Effects of an acid–alkaline environment on the reactivity of 5-carboxycytosine with hydroxyl radicals

Abstract

A hydroxyl radical (˙OH) is produced in biological systems by external or endogenous agents. It can damage DNA/RNA by attacking pyrimidine nucleobases through an addition reaction and H-atom abstraction. However, the correlation study for the new cytosine derived DNA modification (5-carboxycytosine, 5-caCyt) remains scarcely existent. Here three distinct groups of mechanisms for 5-caCyt with ˙OH by the CBS-QB3 approach have firstly been explored: the direct reaction (paths R1–R6), acidic (paths R1′–R3′, R5′, R6′), and alkaline (paths R1′′–R5′′)-induced processes.
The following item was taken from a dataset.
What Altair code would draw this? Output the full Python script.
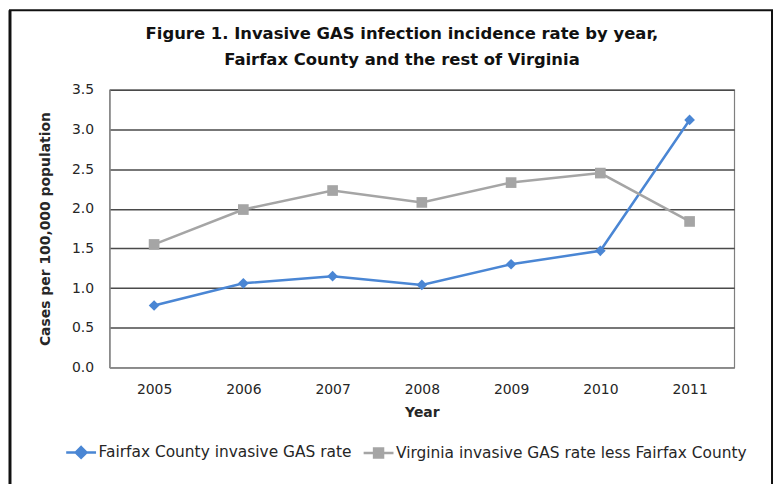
import altair as alt
import pandas as pd

years = ["2005", "2006", "2007", "2008", "2009", "2010", "2011"]
fairfax = [0.78, 1.06, 1.15, 1.04, 1.30, 1.47, 3.12]
virginia = [1.55, 1.99, 2.23, 2.08, 2.33, 2.45, 1.84]
series_names = ["Fairfax County invasive GAS rate",
                "Virginia invasive GAS rate less Fairfax County"]
series_colors = ["#4a86d4", "#a5a5a5"]
series_shapes = ["diamond", "square"]
y_ticks = [0, 0.5, 1.0, 1.5, 2.0, 2.5, 3.0, 3.5]

rows = []
for yr, a, b in zip(years, fairfax, virginia):
    rows.append({"Year": yr, "Series": series_names[0], "Marker": series_shapes[0], "Rate": a})
    rows.append({"Year": yr, "Series": series_names[1], "Marker": series_shapes[1], "Rate": b})
df = pd.DataFrame(rows)

FONT = "DejaVu Sans"
TXT = "#262626"

legend_paths = [
    "M-1,0L1,0M0,-0.36L0.36,0L0,0.36L-0.36,0Z",
    "M-1,0L1,0M-0.3,-0.3L0.3,-0.3L0.3,0.3L-0.3,0.3Z",
]

x_enc = alt.X("Year:O", scale=alt.Scale(type="point", padding=0.5),
              axis=alt.Axis(title="Year", labelAngle=0, ticks=False,
                            labelPadding=15, titlePadding=9))
y_enc = alt.Y("Rate:Q", scale=alt.Scale(domain=[0, 3.5], nice=False),
              axis=alt.Axis(title="Cases per 100,000 population", values=y_ticks,
                            format=".1f", ticks=False, labelPadding=16,
                            titlePadding=19))
color_scale = alt.Scale(domain=series_names, range=series_colors)

shape_expr = (f"datum.value === '{series_names[0]}' ? '{legend_paths[0]}' : "
              f"'{legend_paths[1]}'")
legend = alt.Legend(
    title=None, orient="none", legendX=-45, legendY=348, direction="horizontal",
    labelFont=FONT, labelFontSize=15.5, labelColor=TXT, symbolSize=900,
    symbolStrokeWidth=2.5, labelOffset=1, labelLimit=500,
    symbolType=alt.ExprRef(shape_expr),
    symbolFillColor=alt.ExprRef("scale('color', datum.value)"),
    symbolOpacity=1,
)

base = alt.Chart(df)
lines = base.mark_line(strokeWidth=2.5).encode(
    x=x_enc, y=y_enc,
    color=alt.Color("Series:N", scale=color_scale, legend=legend),
    order=alt.Order("Year:O"),
)
points = base.mark_point(filled=True, opacity=1, size=115).encode(
    x=x_enc, y=y_enc,
    color=alt.Color("Series:N", scale=color_scale, legend=None),
    shape=alt.Shape("Marker:N", scale=None),
)

one = alt.Data(values=[{"k": 1}])
frame_left = alt.Chart(one).mark_rule(color="#111111", strokeWidth=3).encode(
    x=alt.value(-100), y=alt.value(-80), y2=alt.value(400))
frame_top = alt.Chart(one).mark_rule(color="#111111", strokeWidth=2).encode(
    x=alt.value(-101), x2=alt.value(667), y=alt.value(-80))
frame_right = alt.Chart(one).mark_rule(color="#111111", strokeWidth=2).encode(
    x=alt.value(666), y=alt.value(-80), y2=alt.value(400))

chart = alt.layer(lines, points, frame_left, frame_top, frame_right).properties(
    width=628, height=279,
    autosize=alt.AutoSizeParams(type="none"),
    padding={"left": 102, "top": 81, "right": 40, "bottom": 116},
    title=alt.TitleParams(
        ["Figure 1. Invasive GAS infection incidence rate by year,",
         "Fairfax County and the rest of Virginia"],
        font=FONT, fontSize=16.5, fontWeight="bold", color="#111111",
        anchor="middle", dx=-20, lineHeight=26, offset=-60),
).configure_view(stroke="#7f7f7f", strokeWidth=1.2).configure_axis(
    labelFont=FONT, labelFontSize=14, labelColor=TXT,
    titleFont=FONT, titleFontSize=14, titleFontWeight="bold", titleColor=TXT,
    domainColor="#8a8a8a", domainWidth=1.5,
    gridColor="#4a4a4a", gridWidth=1.5,
).configure_axisX(grid=False).configure_legend(columnPadding=6)

chart.save("out.html", embed_options={"renderer": "svg", "actions": False})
It indicates that the addition of ˙OH to the C5C6 double bond of 5-caCyt is more favourable in neutral, acidic and alkaline conditions, and the ΔG^s≠ value of the C5 channel is a little higher than that of the C6 route, which agrees with the tendencies observed experimentally. Moreover, the H5 abstraction in alkaline media might be competitive with the addition reactions, having a ΔG^s≠ value of 32.55 kJ mol⁻¹, which is only 17–20 kJ mol⁻¹ more energetic than for the addition reactions. In addition, the ΔG^s≠ values of the ˙OH reactions are slightly lower for the neutral or deprotonated systems than for the N3-protonated 5-caCyt, implying that the reaction trends are a little enhanced. Our results give a possible new insight on 5-caCyt in the presence of ˙OH for experimental scientists.